▶ [WHAT NEEDS TO BE DONE]: Copy every line that mentions the word "this".

▶ [DATASET EXTRACT]:
##########

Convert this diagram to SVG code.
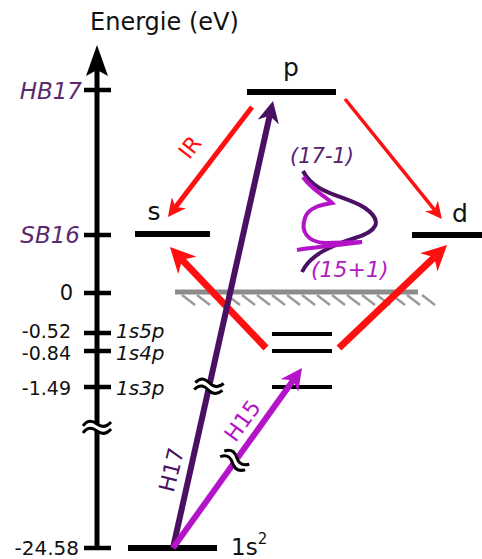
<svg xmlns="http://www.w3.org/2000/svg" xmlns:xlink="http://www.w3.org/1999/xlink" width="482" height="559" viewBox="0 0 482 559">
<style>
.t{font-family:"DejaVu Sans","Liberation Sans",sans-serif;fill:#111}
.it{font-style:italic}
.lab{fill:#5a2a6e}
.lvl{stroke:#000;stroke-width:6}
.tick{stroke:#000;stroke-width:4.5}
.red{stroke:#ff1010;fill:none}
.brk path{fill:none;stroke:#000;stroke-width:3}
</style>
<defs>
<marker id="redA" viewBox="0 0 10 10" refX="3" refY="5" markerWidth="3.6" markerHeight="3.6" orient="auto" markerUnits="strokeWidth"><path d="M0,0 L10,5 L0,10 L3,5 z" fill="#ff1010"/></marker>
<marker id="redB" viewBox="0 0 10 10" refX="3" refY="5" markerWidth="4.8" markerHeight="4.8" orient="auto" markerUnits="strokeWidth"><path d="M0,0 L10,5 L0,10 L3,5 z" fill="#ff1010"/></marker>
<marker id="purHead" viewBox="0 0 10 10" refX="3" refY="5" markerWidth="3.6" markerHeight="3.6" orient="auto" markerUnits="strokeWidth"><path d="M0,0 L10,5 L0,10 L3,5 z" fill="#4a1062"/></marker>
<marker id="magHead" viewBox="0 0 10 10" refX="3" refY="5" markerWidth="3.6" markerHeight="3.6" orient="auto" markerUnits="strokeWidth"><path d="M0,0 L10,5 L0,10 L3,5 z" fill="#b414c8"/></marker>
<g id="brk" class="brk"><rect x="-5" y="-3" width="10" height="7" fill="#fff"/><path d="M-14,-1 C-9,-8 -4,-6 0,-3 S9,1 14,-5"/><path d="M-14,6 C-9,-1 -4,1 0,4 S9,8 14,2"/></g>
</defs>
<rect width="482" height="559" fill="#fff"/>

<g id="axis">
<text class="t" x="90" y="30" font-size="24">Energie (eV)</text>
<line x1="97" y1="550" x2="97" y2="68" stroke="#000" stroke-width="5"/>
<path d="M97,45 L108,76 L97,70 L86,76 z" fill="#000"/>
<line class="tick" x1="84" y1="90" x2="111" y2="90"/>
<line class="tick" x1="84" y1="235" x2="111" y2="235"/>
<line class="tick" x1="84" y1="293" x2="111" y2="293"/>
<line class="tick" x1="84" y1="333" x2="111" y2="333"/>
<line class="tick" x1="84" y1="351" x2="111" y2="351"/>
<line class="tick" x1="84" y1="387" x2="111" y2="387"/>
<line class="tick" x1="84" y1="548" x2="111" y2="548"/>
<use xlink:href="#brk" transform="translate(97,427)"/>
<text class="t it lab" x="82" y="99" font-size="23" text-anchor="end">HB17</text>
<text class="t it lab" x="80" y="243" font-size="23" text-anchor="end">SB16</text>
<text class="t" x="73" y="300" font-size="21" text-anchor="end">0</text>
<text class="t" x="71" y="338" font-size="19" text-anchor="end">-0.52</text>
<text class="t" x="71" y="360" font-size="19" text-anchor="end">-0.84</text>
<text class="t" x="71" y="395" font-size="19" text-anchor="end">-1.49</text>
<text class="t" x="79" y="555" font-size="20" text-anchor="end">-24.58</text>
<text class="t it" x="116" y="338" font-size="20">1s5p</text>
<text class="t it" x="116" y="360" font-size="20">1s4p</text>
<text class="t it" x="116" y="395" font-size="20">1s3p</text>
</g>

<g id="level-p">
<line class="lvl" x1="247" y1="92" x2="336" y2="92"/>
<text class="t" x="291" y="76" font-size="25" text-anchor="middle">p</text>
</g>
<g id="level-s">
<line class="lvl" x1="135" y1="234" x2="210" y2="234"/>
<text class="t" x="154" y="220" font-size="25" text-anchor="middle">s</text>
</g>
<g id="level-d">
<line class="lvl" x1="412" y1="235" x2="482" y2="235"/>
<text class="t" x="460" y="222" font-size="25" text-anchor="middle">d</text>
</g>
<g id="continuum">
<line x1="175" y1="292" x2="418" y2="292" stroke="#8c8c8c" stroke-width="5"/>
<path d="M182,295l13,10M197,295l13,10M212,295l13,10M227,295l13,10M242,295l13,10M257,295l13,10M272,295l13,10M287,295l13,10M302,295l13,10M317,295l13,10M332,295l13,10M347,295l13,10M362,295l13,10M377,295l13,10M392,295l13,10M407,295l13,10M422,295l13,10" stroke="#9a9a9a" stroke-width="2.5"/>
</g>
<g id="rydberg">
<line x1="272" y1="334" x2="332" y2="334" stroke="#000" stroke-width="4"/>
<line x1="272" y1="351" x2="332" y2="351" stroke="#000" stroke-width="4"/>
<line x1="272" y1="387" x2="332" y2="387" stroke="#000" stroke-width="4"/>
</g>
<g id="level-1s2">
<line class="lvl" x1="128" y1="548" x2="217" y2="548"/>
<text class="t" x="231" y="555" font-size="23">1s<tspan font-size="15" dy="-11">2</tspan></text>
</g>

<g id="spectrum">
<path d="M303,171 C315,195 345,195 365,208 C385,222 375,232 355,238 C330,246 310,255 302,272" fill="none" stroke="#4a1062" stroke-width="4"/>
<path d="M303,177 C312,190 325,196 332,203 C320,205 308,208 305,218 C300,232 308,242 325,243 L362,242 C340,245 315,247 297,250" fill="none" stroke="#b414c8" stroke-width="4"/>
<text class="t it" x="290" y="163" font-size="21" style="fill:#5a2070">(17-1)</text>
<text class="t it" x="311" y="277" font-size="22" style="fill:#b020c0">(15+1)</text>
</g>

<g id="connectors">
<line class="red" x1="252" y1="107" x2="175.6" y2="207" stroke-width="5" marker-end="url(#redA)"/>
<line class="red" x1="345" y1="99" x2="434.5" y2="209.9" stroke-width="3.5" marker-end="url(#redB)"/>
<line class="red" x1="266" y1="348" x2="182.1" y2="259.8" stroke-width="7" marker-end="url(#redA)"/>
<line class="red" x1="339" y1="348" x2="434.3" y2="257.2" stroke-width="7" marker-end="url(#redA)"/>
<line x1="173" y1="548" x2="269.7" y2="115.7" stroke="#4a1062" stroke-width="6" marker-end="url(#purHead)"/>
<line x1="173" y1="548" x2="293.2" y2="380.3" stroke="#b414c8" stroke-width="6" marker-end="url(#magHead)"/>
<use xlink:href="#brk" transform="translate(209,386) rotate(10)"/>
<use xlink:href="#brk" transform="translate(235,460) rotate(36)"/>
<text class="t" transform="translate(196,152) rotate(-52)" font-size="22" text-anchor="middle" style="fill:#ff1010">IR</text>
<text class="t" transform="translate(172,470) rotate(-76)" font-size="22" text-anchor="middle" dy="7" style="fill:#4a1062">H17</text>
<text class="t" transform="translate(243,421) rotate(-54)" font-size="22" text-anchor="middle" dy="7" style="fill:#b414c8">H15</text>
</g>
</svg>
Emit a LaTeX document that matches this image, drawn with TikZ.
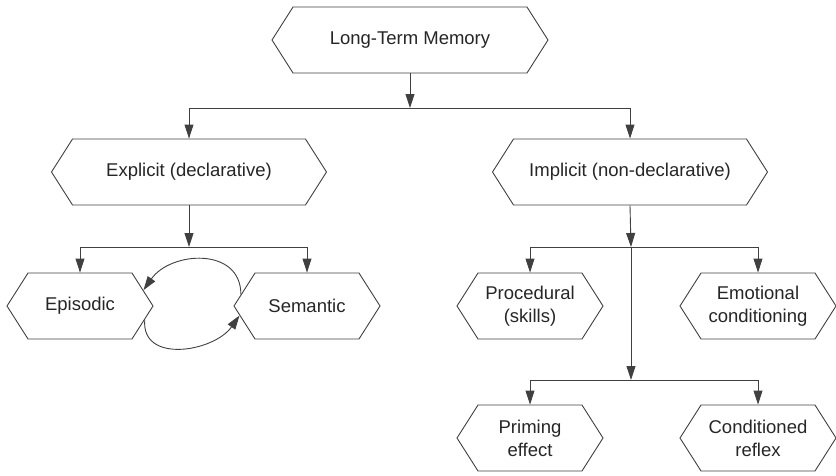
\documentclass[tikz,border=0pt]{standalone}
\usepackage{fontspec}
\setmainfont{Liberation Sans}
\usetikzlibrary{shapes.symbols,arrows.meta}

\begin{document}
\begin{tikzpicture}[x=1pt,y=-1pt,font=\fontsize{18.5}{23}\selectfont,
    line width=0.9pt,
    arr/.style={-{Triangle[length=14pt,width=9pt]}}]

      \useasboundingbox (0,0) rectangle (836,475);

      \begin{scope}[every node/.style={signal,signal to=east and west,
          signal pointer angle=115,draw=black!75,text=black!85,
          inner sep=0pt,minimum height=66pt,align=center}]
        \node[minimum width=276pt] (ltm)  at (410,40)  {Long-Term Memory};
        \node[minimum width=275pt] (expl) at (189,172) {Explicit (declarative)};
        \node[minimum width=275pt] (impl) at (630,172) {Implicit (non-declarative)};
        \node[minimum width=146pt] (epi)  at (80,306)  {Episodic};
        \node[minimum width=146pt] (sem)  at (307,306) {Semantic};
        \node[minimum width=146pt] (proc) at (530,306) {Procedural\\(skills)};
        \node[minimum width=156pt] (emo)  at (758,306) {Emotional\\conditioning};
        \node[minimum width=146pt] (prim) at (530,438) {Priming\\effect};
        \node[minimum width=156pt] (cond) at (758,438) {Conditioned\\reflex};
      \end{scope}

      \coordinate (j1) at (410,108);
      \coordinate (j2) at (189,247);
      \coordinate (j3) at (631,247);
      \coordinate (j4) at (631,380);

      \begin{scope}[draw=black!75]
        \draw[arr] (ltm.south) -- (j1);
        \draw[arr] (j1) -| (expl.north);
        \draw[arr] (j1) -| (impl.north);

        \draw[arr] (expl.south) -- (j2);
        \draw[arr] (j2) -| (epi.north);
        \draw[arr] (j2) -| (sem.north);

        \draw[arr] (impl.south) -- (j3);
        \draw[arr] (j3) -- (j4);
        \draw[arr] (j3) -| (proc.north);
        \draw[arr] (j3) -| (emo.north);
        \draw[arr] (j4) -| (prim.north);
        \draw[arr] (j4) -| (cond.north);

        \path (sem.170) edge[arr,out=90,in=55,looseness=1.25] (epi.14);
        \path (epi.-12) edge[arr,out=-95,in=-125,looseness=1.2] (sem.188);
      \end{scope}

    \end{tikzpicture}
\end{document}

##########

▶ [ANSWER TO THE PROBLEM]:
Convert this diagram to SVG code.
Emit a LaTeX document that matches this image, drawn with TikZ.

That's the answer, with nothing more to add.